I’ve watched the first few episodes of the remake of V (Not for Vendetta! V, a different sci-fi show.) showing on ABC. I don’t think I will be watching any more. This is not because it’s bad. On the contrary, I think they’ve done an excellent job of updating the story to account for today’s sociopolitical atmosphere and adapting the storytelling to the standards of modern television.
Unfortunately, the standards of modern television don’t work for V.
In order for a prime time drama to remain on the air these days, it must have some combination of action, plot twists, and unbridled coolness packed into it like sardines in a can. This has to be true of every single episode. The exact combination varies from show to show, depending on its plot. House, for instance, doesn’t usually have a lot of action, but it has a plot twist every five minutes. (Oh, that didn’t work? Then it must be this!) Any show that tries to develop its plot gradually at first doesn’t survive to explode into unbridled awesomeness later.
The brilliance of V: The Original Miniseries was in the Visitors’ gradual rise to power. They charmed people with their happy, friendly faces, claiming to need our help. Once everyone trusted them and eagerly looked forward to the advantages of being friends with them, they framed scientists for supposedly trying to destroy the alliance between Earth and the Visitors. With scientists universally detested, the likelihood of their actual physiology being discovered was unlikely, allowing them to continue their sneaky rape of our planet. By the time the resistance was formed, the visitors already had the upper hand. The resistance fought an uphill battle. They were only able to defeat the Visitors in V: The Final Battle because they got lucky.
In the first episode of the new V series, they’ve already given you half of the story. The resistance is already in place because the Visitors sent some people ahead some thirty years before the story started to lay groundwork for their invasion. Where can they take this? What can they add?
I’m afraid it’s going to end up like the recent Battlestar Galactica series did. The first two seasons were great… but by the end of it, it was dumb.

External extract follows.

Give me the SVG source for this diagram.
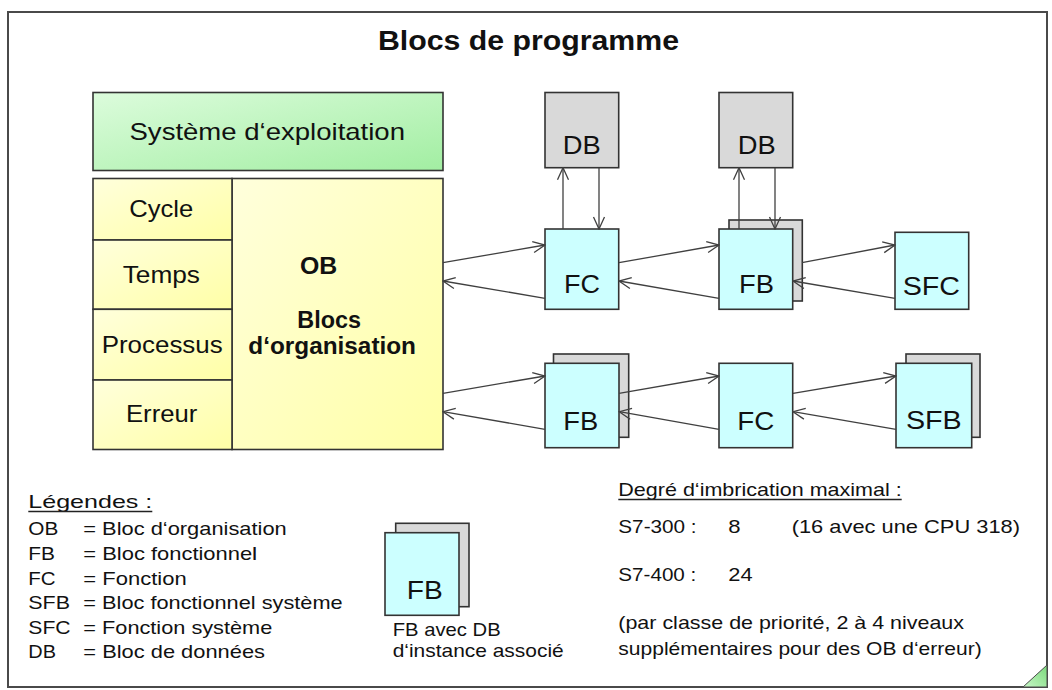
<svg xmlns="http://www.w3.org/2000/svg" width="1052" height="690" viewBox="0 0 1052 690">
  <defs>
    <linearGradient id="gGreen" x1="0" y1="0" x2="1" y2="1">
      <stop offset="0" stop-color="#dcfcdc"/>
      <stop offset="1" stop-color="#a2eea2"/>
    </linearGradient>
    <linearGradient id="gYellow" x1="0" y1="0" x2="1" y2="1">
      <stop offset="0" stop-color="#ffffdc"/>
      <stop offset="1" stop-color="#ffffa6"/>
    </linearGradient>
    <linearGradient id="gCorner" x1="0" y1="1" x2="1" y2="0">
      <stop offset="0" stop-color="#c8f8c8"/>
      <stop offset="1" stop-color="#7ad87a"/>
    </linearGradient>
    <marker id="arr" markerUnits="userSpaceOnUse" markerWidth="14" markerHeight="14" viewBox="0 0 14 14" refX="13" refY="7" orient="auto">
      <path d="M1,1.5 L13,7 L1,12.5" fill="none" stroke="#404040" stroke-width="1.3"/>
    </marker>
    <style>
      text { font-family: "Liberation Sans", Arial, sans-serif; fill: #111; }
      .title { font-size: 28px; font-weight: bold; }
      .sys { font-size: 24px; }
      .cell { font-size: 24px; text-anchor: start; }
      .obt { font-size: 23px; font-weight: bold; }
      .lbl { font-size: 26px; }
      .leg { font-size: 19px; }
      .box { stroke: #333; stroke-width: 1.6; }
      .cyan { fill: #ccffff; }
      .gray { fill: #d9d9d9; }
      .sep { stroke: #333; stroke-width: 1.6; }
      .conn line { stroke: #404040; stroke-width: 1.3; marker-end: url(#arr); }
      .ul { stroke: #222; stroke-width: 1.3; }
    </style>
  </defs>

  <rect x="0" y="0" width="1052" height="690" fill="#ffffff"/>

  <!-- page frame with folded corner -->
  <rect x="8" y="12" width="1039" height="675" fill="#ffffff" stroke="#4a4a4a" stroke-width="2"/>
  <polygon points="1023,687 1047,687 1047,665" fill="url(#gCorner)" stroke="#4a4a4a" stroke-width="1"/>

  <text class="title" x="378" y="50" textLength="301" lengthAdjust="spacingAndGlyphs">Blocs de programme</text>

  <!-- operating system -->
  <g id="systeme">
    <rect class="box" x="93" y="92.5" width="350" height="78" fill="url(#gGreen)"/>
    <text class="sys" x="129.5" y="139.5" textLength="275.5" lengthAdjust="spacingAndGlyphs">Système d‘exploitation</text>
  </g>

  <!-- organisation blocks with their event classes -->
  <g id="ob">
    <rect class="box" x="232" y="178.5" width="211" height="271" fill="url(#gYellow)"/>
    <text class="obt" x="300" y="274" textLength="37.3" lengthAdjust="spacingAndGlyphs">OB</text>
    <text class="obt" x="297.3" y="328.3" textLength="63.7" lengthAdjust="spacingAndGlyphs">Blocs</text>
    <text class="obt" x="248.3" y="354" textLength="167.7" lengthAdjust="spacingAndGlyphs">d‘organisation</text>
  </g>
  <g id="cycle">
    <rect class="box" x="93" y="178.5" width="139" height="61.5" fill="url(#gYellow)"/>
    <text class="cell" x="129.3" y="216.7" textLength="64" lengthAdjust="spacingAndGlyphs">Cycle</text>
  </g>
  <g id="temps">
    <rect class="box" x="93" y="240" width="139" height="69.3" fill="url(#gYellow)"/>
    <text class="cell" x="122.7" y="282.7" textLength="77.3" lengthAdjust="spacingAndGlyphs">Temps</text>
  </g>
  <g id="processus">
    <rect class="box" x="93" y="309.3" width="139" height="70.7" fill="url(#gYellow)"/>
    <text class="cell" x="101.7" y="352.7" textLength="121" lengthAdjust="spacingAndGlyphs">Processus</text>
  </g>
  <g id="erreur">
    <rect class="box" x="93" y="380" width="139" height="69.5" fill="url(#gYellow)"/>
    <text class="cell" x="126" y="421.7" textLength="71.3" lengthAdjust="spacingAndGlyphs">Erreur</text>
  </g>

  <!-- upper call chain -->
  <g id="db1">
    <rect class="box gray" x="545" y="92.5" width="73.7" height="75.2"/>
    <text class="lbl" x="562.7" y="154" textLength="38" lengthAdjust="spacingAndGlyphs">DB</text>
  </g>
  <g id="fc1">
    <rect class="box cyan" x="545" y="229" width="73.7" height="80.3"/>
    <text class="lbl" x="564" y="293.3" textLength="36" lengthAdjust="spacingAndGlyphs">FC</text>
  </g>
  <g id="db2">
    <rect class="box gray" x="719" y="92.5" width="73.7" height="75.2"/>
    <text class="lbl" x="737.7" y="154" textLength="38" lengthAdjust="spacingAndGlyphs">DB</text>
  </g>
  <g id="fb1">
    <rect class="box gray" x="729" y="220" width="73.3" height="81"/>
    <rect class="box cyan" x="719" y="229" width="73.7" height="80.3"/>
    <text class="lbl" x="739" y="293.3" textLength="35" lengthAdjust="spacingAndGlyphs">FB</text>
  </g>
  <g id="sfc">
    <rect class="box cyan" x="895" y="232.3" width="73.7" height="77"/>
    <text class="lbl" x="902.7" y="295" textLength="57.3" lengthAdjust="spacingAndGlyphs">SFC</text>
  </g>

  <!-- lower call chain -->
  <g id="fb2">
    <rect class="box gray" x="553.5" y="354" width="75.2" height="83.3"/>
    <rect class="box cyan" x="545" y="363.3" width="74" height="84.4"/>
    <text class="lbl" x="563.3" y="430" textLength="35" lengthAdjust="spacingAndGlyphs">FB</text>
  </g>
  <g id="fc2">
    <rect class="box cyan" x="719" y="363.3" width="73.7" height="84.4"/>
    <text class="lbl" x="737.3" y="430" textLength="37" lengthAdjust="spacingAndGlyphs">FC</text>
  </g>
  <g id="sfb">
    <rect class="box gray" x="906" y="354" width="74" height="83.3"/>
    <rect class="box cyan" x="896" y="363.3" width="75.7" height="84.4"/>
    <text class="lbl" x="906" y="429.3" textLength="55.7" lengthAdjust="spacingAndGlyphs">SFB</text>
  </g>

  <!-- calls and returns -->
  <g id="connectors" class="conn">
    <line x1="443" y1="262.7" x2="545" y2="245"/>
    <line x1="545" y1="298.3" x2="443" y2="281"/>
    <line x1="563" y1="229" x2="563" y2="167.7"/>
    <line x1="599" y1="167.7" x2="599" y2="229"/>
    <line x1="619" y1="262.7" x2="719" y2="245"/>
    <line x1="719" y1="298.3" x2="619" y2="281"/>
    <line x1="739" y1="229" x2="739" y2="167.7"/>
    <line x1="775" y1="167.7" x2="775" y2="229"/>
    <line x1="802" y1="262.7" x2="895" y2="245"/>
    <line x1="895" y1="298.3" x2="793" y2="281"/>

    <line x1="443" y1="393.3" x2="545" y2="376"/>
    <line x1="545" y1="429.3" x2="443" y2="411.7"/>
    <line x1="619" y1="393.3" x2="719" y2="376"/>
    <line x1="719" y1="429.3" x2="619.3" y2="411.7"/>
    <line x1="793" y1="393.3" x2="896" y2="376"/>
    <line x1="896" y1="429.3" x2="793" y2="411.7"/>
  </g>

  <!-- legend -->
  <g id="legende">
    <text class="leg" x="28.3" y="508.3" textLength="124" lengthAdjust="spacingAndGlyphs">Légendes :</text>
    <line class="ul" x1="28.3" y1="511.5" x2="152.3" y2="511.5"/>

    <text class="leg" x="28.3" y="535" textLength="30" lengthAdjust="spacingAndGlyphs">OB</text>
    <text class="leg" x="83.3" y="535" textLength="203.4" lengthAdjust="spacingAndGlyphs">= Bloc d‘organisation</text>
    <text class="leg" x="28.3" y="560" textLength="26.7" lengthAdjust="spacingAndGlyphs">FB</text>
    <text class="leg" x="83.3" y="560" textLength="173.7" lengthAdjust="spacingAndGlyphs">= Bloc fonctionnel</text>
    <text class="leg" x="28.3" y="584.6" textLength="27.3" lengthAdjust="spacingAndGlyphs">FC</text>
    <text class="leg" x="83.3" y="584.6" textLength="103.4" lengthAdjust="spacingAndGlyphs">= Fonction</text>
    <text class="leg" x="28.3" y="609.2" textLength="41.7" lengthAdjust="spacingAndGlyphs">SFB</text>
    <text class="leg" x="83.3" y="609.2" textLength="259.4" lengthAdjust="spacingAndGlyphs">= Bloc fonctionnel système</text>
    <text class="leg" x="28.3" y="633.8" textLength="42.3" lengthAdjust="spacingAndGlyphs">SFC</text>
    <text class="leg" x="83.3" y="633.8" textLength="189" lengthAdjust="spacingAndGlyphs">= Fonction système</text>
    <text class="leg" x="28.3" y="658.4" textLength="27.7" lengthAdjust="spacingAndGlyphs">DB</text>
    <text class="leg" x="83.3" y="658.4" textLength="181.7" lengthAdjust="spacingAndGlyphs">= Bloc de données</text>
  </g>

  <g id="fb-instance">
    <rect class="box gray" x="395.7" y="523.3" width="73.3" height="83.4"/>
    <rect class="box cyan" x="385" y="532.7" width="74" height="82.6"/>
    <text class="lbl" x="406.7" y="599.3" textLength="36" lengthAdjust="spacingAndGlyphs">FB</text>
    <text class="leg" x="392.7" y="636" textLength="108" lengthAdjust="spacingAndGlyphs">FB avec DB</text>
    <text class="leg" x="392.7" y="656.7" textLength="171" lengthAdjust="spacingAndGlyphs">d‘instance associé</text>
  </g>

  <!-- nesting depth notes -->
  <g id="imbrication">
    <text class="leg" x="618.3" y="496" textLength="283.4" lengthAdjust="spacingAndGlyphs">Degré d‘imbrication maximal :</text>
    <line class="ul" x1="618.3" y1="499.5" x2="901.7" y2="499.5"/>
    <text class="leg" x="618.3" y="533.3" textLength="78.3" lengthAdjust="spacingAndGlyphs">S7-300 :</text>
    <text class="leg" x="728.3" y="533.3" textLength="12.3" lengthAdjust="spacingAndGlyphs">8</text>
    <text class="leg" x="791.7" y="533.3" textLength="228.3" lengthAdjust="spacingAndGlyphs">(16 avec une CPU 318)</text>
    <text class="leg" x="618.3" y="581" textLength="78" lengthAdjust="spacingAndGlyphs">S7-400 :</text>
    <text class="leg" x="728.3" y="581" textLength="24.3" lengthAdjust="spacingAndGlyphs">24</text>
    <text class="leg" x="618.3" y="629.3" textLength="345.7" lengthAdjust="spacingAndGlyphs">(par classe de priorité, 2 à 4 niveaux</text>
    <text class="leg" x="618.3" y="655" textLength="363.4" lengthAdjust="spacingAndGlyphs">supplémentaires pour des OB d‘erreur)</text>
  </g>
</svg>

They tried to make it deep and it ended up being incomprehensible, like a bad anime.
Or worse yet, it could end up like Heroes. So many plot lines and characters and details introduced in that show have been dropped. When Peter Petrelli accidentally whisked himself and his girlfriend to the future, she got deported to Ireland and left there. He has done nothing — nothing — to get her back. Sylar also shows no sign of the inconvenience his super-sensitive hearing should be causing him. The woman he stole it from had to listen to rap music constantly to keep her ability under control, but he seems to have no trouble with it, in spite of the fact that he has so many other powers to control at the same time.

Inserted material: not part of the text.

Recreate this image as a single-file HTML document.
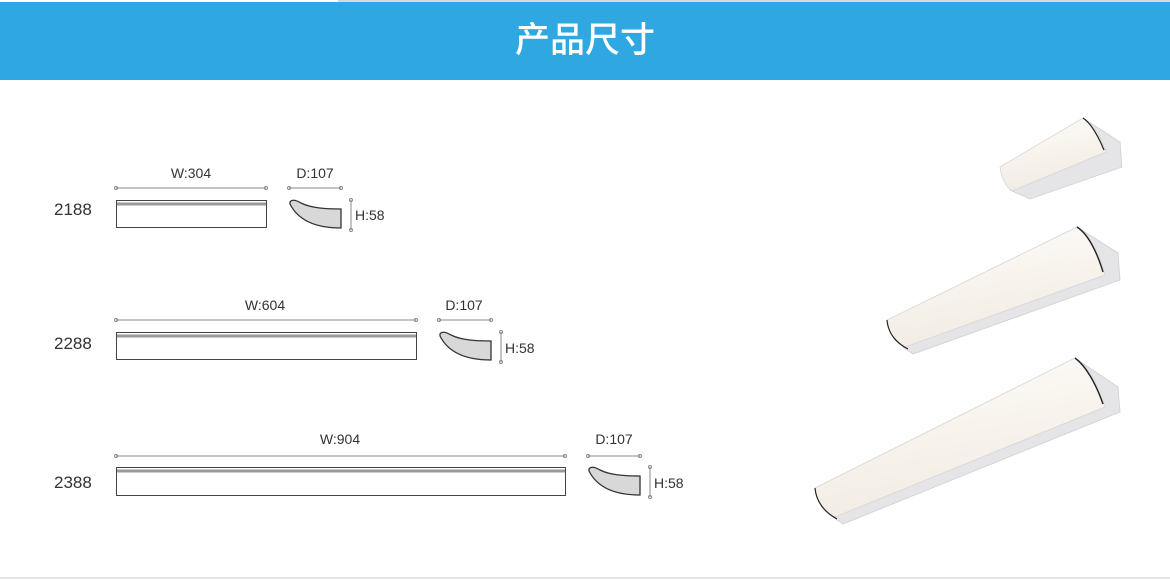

That, my friends, is the real trouble with today’s television. In order to stay on the air, a show must be cool. Cooler than cool. So cool you can’t stop watching. Even if it means that the show makes no sense. Even at the expense of the ability to tell any kind of story that needs to set itself up first. It works for some stories. It destroys others.
Babylon 5 is the show that taught the TV executives that people would watch prime time shows with an ongoing story. But if it were to have come out today, would it have stayed on the air? The first season is titled Signs & Portents, if I recall correctly. The action doesn’t really pick up until season 3. So no, I don’t think it would. Isn’t that ironic?